(INFORMATION SHOWN):

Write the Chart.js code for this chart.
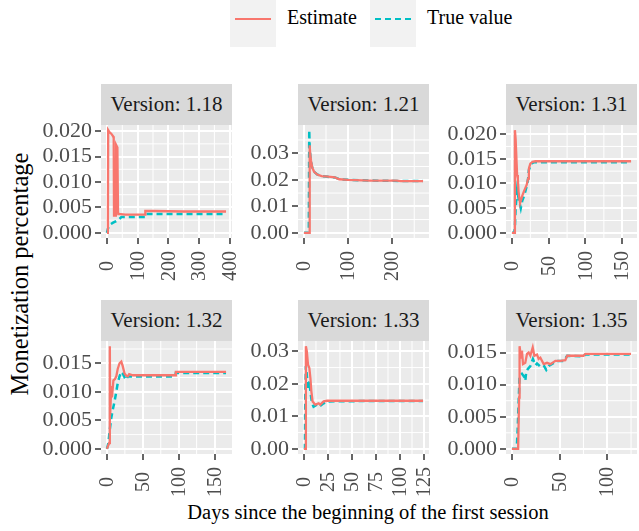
<!DOCTYPE html>
<html>
<head>
<meta charset="utf-8">
<script src="https://cdn.jsdelivr.net/npm/chart.js@4.4.0/dist/chart.umd.min.js"></script>
<style>
  body { margin: 0; width: 639px; height: 531px; position: relative; overflow: hidden; background: #fff; font-family: "Liberation Serif", "Times New Roman", serif; }
  .strip { position: absolute; background: #D9D9D9; color: #1A1A1A; font-size: 21px; text-align: center; }
  .key { position: absolute; top: 0; width: 46px; height: 47px; background: #F2F2F2; }
  .key div { position: absolute; left: 5px; right: 5px; top: 18px; }
  .lbl { position: absolute; font-size: 20px; color: #000; top: 6px; }
  canvas { position: absolute; }
  #ytitle { position: absolute; font-size: 24.5px; white-space: nowrap; transform: translate(-50%, -50%) rotate(-90deg); left: 20px; top: 274px; }
  #xtitle { position: absolute; font-size: 20.5px; white-space: nowrap; transform: translateX(-50%); left: 368px; top: 501px; }
</style>
</head>
<body>
<div class="key" style="left:230px"><div style="border-top:2.5px solid #F8766D"></div></div>
<span class="lbl" style="left:287px">Estimate</span>
<div class="key" style="left:370px"><div style="border-top:2.5px dashed #00BFC4"></div></div>
<span class="lbl" style="left:427px">True value</span>
<div id="ytitle">Monetization percentage</div>
<div id="xtitle">Days since the beginning of the first session</div>
<script>
const versions = ['1.18', '1.21', '1.31', '1.32', '1.33', '1.35'];

// Version 1.18
const days118Est = [0, 3, 4, 8, 14, 20, 22, 23, 29, 30, 34, 36, 37, 45, 60, 90, 124, 125, 150, 250, 388];
const est118 = [0, 0, 0.0202, 0.0198, 0.0195, 0.0190, 0.0186, 0.0034, 0.0034, 0.0173, 0.0168, 0.0040, 0.0037, 0.0037, 0.0036, 0.0036, 0.0036, 0.0043, 0.0043, 0.0042, 0.0042];
const days118True = [0, 3, 6, 12, 20, 30, 40, 47, 80, 124, 127, 200, 388];
const true118 = [0, 0.0008, 0.0013, 0.0017, 0.0020, 0.0023, 0.0027, 0.0031, 0.0031, 0.0031, 0.0037, 0.0037, 0.0037];

// Version 1.21
const days121Est = [0, 12, 13, 14, 16, 19, 23, 30, 40, 55, 70, 80, 100, 150, 210, 220, 270];
const est121 = [0, 0, 0.0330, 0.0300, 0.0272, 0.0245, 0.0230, 0.0220, 0.0214, 0.0212, 0.0209, 0.0202, 0.0200, 0.0197, 0.0197, 0.0195, 0.0195];
const days121True = [0, 11, 12, 13, 15, 18, 22, 30, 40, 55, 70, 80, 100, 150, 200, 270];
const true121 = [0, 0, 0.0387, 0.0320, 0.0280, 0.0250, 0.0232, 0.0220, 0.0214, 0.0211, 0.0209, 0.0202, 0.0200, 0.0197, 0.0196, 0.0195];

// Version 1.31
const days131Est = [0, 3, 4, 5, 7, 8, 9, 11, 14, 16, 18, 20, 22, 23, 25, 28, 32, 60, 100, 162];
const est131 = [0, 0, 0.0208, 0.0190, 0.0117, 0.0110, 0.0083, 0.0060, 0.0075, 0.0083, 0.0090, 0.0097, 0.0110, 0.0130, 0.0140, 0.0144, 0.0145, 0.0145, 0.0145, 0.0145];
const days131True = [0, 3, 4, 5, 7, 9, 12, 14, 16, 18, 20.5, 22, 23, 26, 30, 60, 162];
const true131 = [0, 0, 0.0010, 0.0050, 0.0087, 0.0070, 0.0050, 0.0065, 0.0073, 0.0083, 0.0097, 0.0110, 0.0127, 0.0140, 0.0143, 0.0143, 0.0143];

// Version 1.32
const days132Est = [0, 3, 4, 4.5, 6, 7, 9, 11, 13, 15, 17.5, 20, 22, 24.5, 27, 29, 31, 36, 60, 95, 96, 120, 166];
const est132 = [0, 0.0010, 0.0180, 0.0060, 0.0110, 0.0090, 0.0120, 0.0122, 0.0127, 0.0140, 0.0150, 0.0153, 0.0145, 0.0132, 0.0128, 0.0127, 0.0131, 0.0129, 0.0129, 0.0129, 0.0135, 0.0135, 0.0135];
const days132True = [0, 2, 3.6, 6, 8, 10.6, 13, 15, 17.5, 20, 22, 25, 27, 29, 32, 60, 95, 96, 166];
const true132 = [0, 0.0010, 0.0030, 0.0054, 0.0068, 0.0083, 0.0100, 0.0115, 0.0127, 0.0135, 0.0132, 0.0124, 0.0121, 0.0127, 0.0127, 0.0127, 0.0127, 0.0133, 0.0133];

// Version 1.33
const days133Est = [0, 1.5, 2, 3, 4.2, 5.6, 6.7, 7.7, 9, 11.8, 15.3, 17, 20.5, 24, 60, 124];
const est133 = [0, 0, 0.0316, 0.0300, 0.0259, 0.0249, 0.0218, 0.0177, 0.0146, 0.0136, 0.0140, 0.0136, 0.0146, 0.0148, 0.0148, 0.0148];
const days133True = [0, 1, 1.4, 2, 3, 4.2, 5.6, 6.7, 8.3, 10, 13.5, 16, 20.5, 24, 60, 124];
const true133 = [0, 0, 0.0167, 0.0255, 0.0228, 0.0182, 0.0208, 0.0177, 0.0141, 0.0130, 0.0136, 0.0130, 0.0140, 0.0146, 0.0147, 0.0147];

// Version 1.35
const days135Est = [0, 6.5, 7.5, 8, 9.5, 10.5, 11.6, 14, 15.8, 17.5, 19.3, 21.8, 23.5, 26.3, 28, 29.8, 33.3, 36.8, 40.4, 45.6, 50.9, 56, 58, 75, 77, 125];
const est135 = [0, 0, 0.0080, 0.0160, 0.0142, 0.0153, 0.0132, 0.0134, 0.0148, 0.0150, 0.0145, 0.0158, 0.0145, 0.0147, 0.0140, 0.0142, 0.0132, 0.0134, 0.0132, 0.0137, 0.0137, 0.0138, 0.0145, 0.0145, 0.0148, 0.0148];
const days135True = [0, 5, 6, 8, 10.5, 13, 14, 15, 16.5, 19.3, 22, 24.6, 26.3, 29.8, 33.3, 36, 38.6, 43.9, 47.4, 54.4, 58, 75, 77, 125];
const true135 = [0, 0, 0.0030, 0.0114, 0.0117, 0.0112, 0.0106, 0.0120, 0.0124, 0.0129, 0.0140, 0.0130, 0.0133, 0.0128, 0.0130, 0.0123, 0.0129, 0.0134, 0.0137, 0.0137, 0.0145, 0.0144, 0.0147, 0.0147];

// tick breaks per panel
const xTicks = [[0, 100, 200, 300, 400], [0, 100, 200], [0, 50, 100, 150], [0, 50, 100, 150], [0, 25, 50, 75, 100, 125], [0, 50, 100]];
const yTicks = [
  [0, 0.005, 0.010, 0.015, 0.020],
  [0, 0.01, 0.02, 0.03],
  [0, 0.005, 0.010, 0.015, 0.020],
  [0, 0.005, 0.010, 0.015],
  [0, 0.01, 0.02, 0.03],
  [0, 0.005, 0.010, 0.015]
];
const yDecimals = [3, 2, 3, 3, 2, 3];

const series = [
  [days118Est, est118, days118True, true118],
  [days121Est, est121, days121True, true121],
  [days131Est, est131, days131True, true131],
  [days132Est, est132, days132True, true132],
  [days133Est, est133, days133True, true133],
  [days135Est, est135, days135True, true135]
];

const FONT = '"Liberation Serif", "Times New Roman", serif';
const plotLefts = [101, 298, 506];
const plotTops = [125, 341];
const plotW = 131, plotH = 113;
const yAxisW = 70, xAxisH = 45, padTop = 10, padRight = 8;

function toPoints(xs, ys) {
  return xs.map((x, i) => ({ x: x, y: ys[i] }));
}

// ggplot-like 5% expansion of data range
function expand(values) {
  const lo = Math.min(...values), hi = Math.max(...values);
  const d = (hi - lo) * 0.05;
  return [lo - d, hi + d];
}

function minorValues(ticks, min, max) {
  const step = ticks[1] - ticks[0];
  const out = [];
  for (let v = ticks[0] - step / 2; v <= max; v += step) {
    if (v >= min) out.push(v);
  }
  return out;
}

const panelBg = {
  id: 'panelBg',
  beforeDraw(chart, args, opts) {
    const { ctx, chartArea: a, scales } = chart;
    ctx.save();
    ctx.fillStyle = '#EBEBEB';
    ctx.fillRect(a.left, a.top, a.right - a.left, a.bottom - a.top);
    ctx.strokeStyle = '#FFFFFF';
    ctx.lineWidth = 1;
    minorValues(opts.xTicks, scales.x.min, scales.x.max).forEach(v => {
      const px = scales.x.getPixelForValue(v);
      ctx.beginPath(); ctx.moveTo(px, a.top); ctx.lineTo(px, a.bottom); ctx.stroke();
    });
    minorValues(opts.yTicks, scales.y.min, scales.y.max).forEach(v => {
      const py = scales.y.getPixelForValue(v);
      ctx.beginPath(); ctx.moveTo(a.left, py); ctx.lineTo(a.right, py); ctx.stroke();
    });
    ctx.restore();
  }
};

// rotated x labels, centred like ggplot's angle = 90
const xLabels = {
  id: 'xLabels',
  afterDraw(chart) {
    const { ctx, chartArea: a, scales } = chart;
    ctx.save();
    ctx.fillStyle = '#4D4D4D';
    ctx.font = '20px ' + FONT;
    ctx.textAlign = 'center';
    ctx.textBaseline = 'middle';
    scales.x.ticks.forEach(t => {
      const px = scales.x.getPixelForValue(t.value);
      ctx.save();
      ctx.translate(px, a.bottom + 28);
      ctx.rotate(-Math.PI / 2);
      ctx.fillText(String(t.value), 0, 1);
      ctx.restore();
    });
    ctx.restore();
  }
};

versions.forEach((ver, i) => {
  const col = i % 3, row = Math.floor(i / 3);
  const [dxE, yE, dxT, yT] = series[i];
  const xr = expand(dxE.concat(dxT));
  const yr = expand(yE.concat(yT));

  const strip = document.createElement('div');
  strip.className = 'strip';
  strip.textContent = 'Version: ' + ver;
  strip.style.left = plotLefts[col] + 'px';
  strip.style.width = plotW + 'px';
  strip.style.top = (plotTops[row] - 41) + 'px';
  strip.style.height = '41px';
  strip.style.lineHeight = '41px';
  document.body.appendChild(strip);

  const canvas = document.createElement('canvas');
  canvas.width = yAxisW + plotW + padRight;
  canvas.height = padTop + plotH + xAxisH;
  canvas.style.left = (plotLefts[col] - yAxisW) + 'px';
  canvas.style.top = (plotTops[row] - padTop) + 'px';
  document.body.appendChild(canvas);

  new Chart(canvas, {
    type: 'line',
    data: {
      datasets: [
        { label: 'Estimate', data: toPoints(dxE, yE), borderColor: '#F8766D', borderWidth: 2.3, pointRadius: 0, tension: 0 },
        { label: 'True value', data: toPoints(dxT, yT), borderColor: '#00BFC4', borderWidth: 2.5, borderDash: [6, 4], pointRadius: 0, tension: 0 }
      ]
    },
    options: {
      responsive: false,
      animation: false,
      layout: { padding: { top: padTop, right: padRight, left: 0, bottom: 0 } },
      plugins: {
        legend: { display: false },
        tooltip: { enabled: false },
        panelBg: { xTicks: xTicks[i], yTicks: yTicks[i] }
      },
      scales: {
        x: {
          type: 'linear',
          bounds: 'data',
          min: xr[0], max: xr[1],
          afterBuildTicks: s => { s.ticks = xTicks[i].map(v => ({ value: v })); },
          afterFit: s => { s.height = xAxisH; s.paddingLeft = 0; s.paddingRight = 0; },
          ticks: { display: false, autoSkip: false },
          grid: { color: '#FFFFFF', lineWidth: 2, tickColor: '#333333', tickLength: 6, tickWidth: 1.5 },
          border: { display: false }
        },
        y: {
          type: 'linear',
          bounds: 'data',
          min: yr[0], max: yr[1],
          afterBuildTicks: s => { s.ticks = yTicks[i].map(v => ({ value: v })); },
          afterFit: s => { s.width = yAxisW; s.paddingTop = 0; s.paddingBottom = 0; },
          ticks: {
            color: '#4D4D4D',
            padding: 3,
            autoSkip: false,
            font: { family: FONT, size: 22 },
            callback: v => v.toFixed(yDecimals[i])
          },
          grid: { color: '#FFFFFF', lineWidth: 2, tickColor: '#333333', tickLength: 6, tickWidth: 1.5 },
          border: { display: false }
        }
      }
    },
    plugins: [panelBg, xLabels]
  });
});
</script>
</body>
</html>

(REQUEST): Write out again exactly the lines from the start of the data above through the line containing "0.0037, 0.0037, 0.0037];", inclusive, excluding any pictures.

(FINAL ANSWER):
Write the Chart.js code for this chart.
<!DOCTYPE html>
<html>
<head>
<meta charset="utf-8">
<script src="https://cdn.jsdelivr.net/npm/chart.js@4.4.0/dist/chart.umd.min.js"></script>
<style>
  body { margin: 0; width: 639px; height: 531px; position: relative; overflow: hidden; background: #fff; font-family: "Liberation Serif", "Times New Roman", serif; }
  .strip { position: absolute; background: #D9D9D9; color: #1A1A1A; font-size: 21px; text-align: center; }
  .key { position: absolute; top: 0; width: 46px; height: 47px; background: #F2F2F2; }
  .key div { position: absolute; left: 5px; right: 5px; top: 18px; }
  .lbl { position: absolute; font-size: 20px; color: #000; top: 6px; }
  canvas { position: absolute; }
  #ytitle { position: absolute; font-size: 24.5px; white-space: nowrap; transform: translate(-50%, -50%) rotate(-90deg); left: 20px; top: 274px; }
  #xtitle { position: absolute; font-size: 20.5px; white-space: nowrap; transform: translateX(-50%); left: 368px; top: 501px; }
</style>
</head>
<body>
<div class="key" style="left:230px"><div style="border-top:2.5px solid #F8766D"></div></div>
<span class="lbl" style="left:287px">Estimate</span>
<div class="key" style="left:370px"><div style="border-top:2.5px dashed #00BFC4"></div></div>
<span class="lbl" style="left:427px">True value</span>
<div id="ytitle">Monetization percentage</div>
<div id="xtitle">Days since the beginning of the first session</div>
<script>
const versions = ['1.18', '1.21', '1.31', '1.32', '1.33', '1.35'];

// Version 1.18
const days118Est = [0, 3, 4, 8, 14, 20, 22, 23, 29, 30, 34, 36, 37, 45, 60, 90, 124, 125, 150, 250, 388];
const est118 = [0, 0, 0.0202, 0.0198, 0.0195, 0.0190, 0.0186, 0.0034, 0.0034, 0.0173, 0.0168, 0.0040, 0.0037, 0.0037, 0.0036, 0.0036, 0.0036, 0.0043, 0.0043, 0.0042, 0.0042];
const days118True = [0, 3, 6, 12, 20, 30, 40, 47, 80, 124, 127, 200, 388];
const true118 = [0, 0.0008, 0.0013, 0.0017, 0.0020, 0.0023, 0.0027, 0.0031, 0.0031, 0.0031, 0.0037, 0.0037, 0.0037];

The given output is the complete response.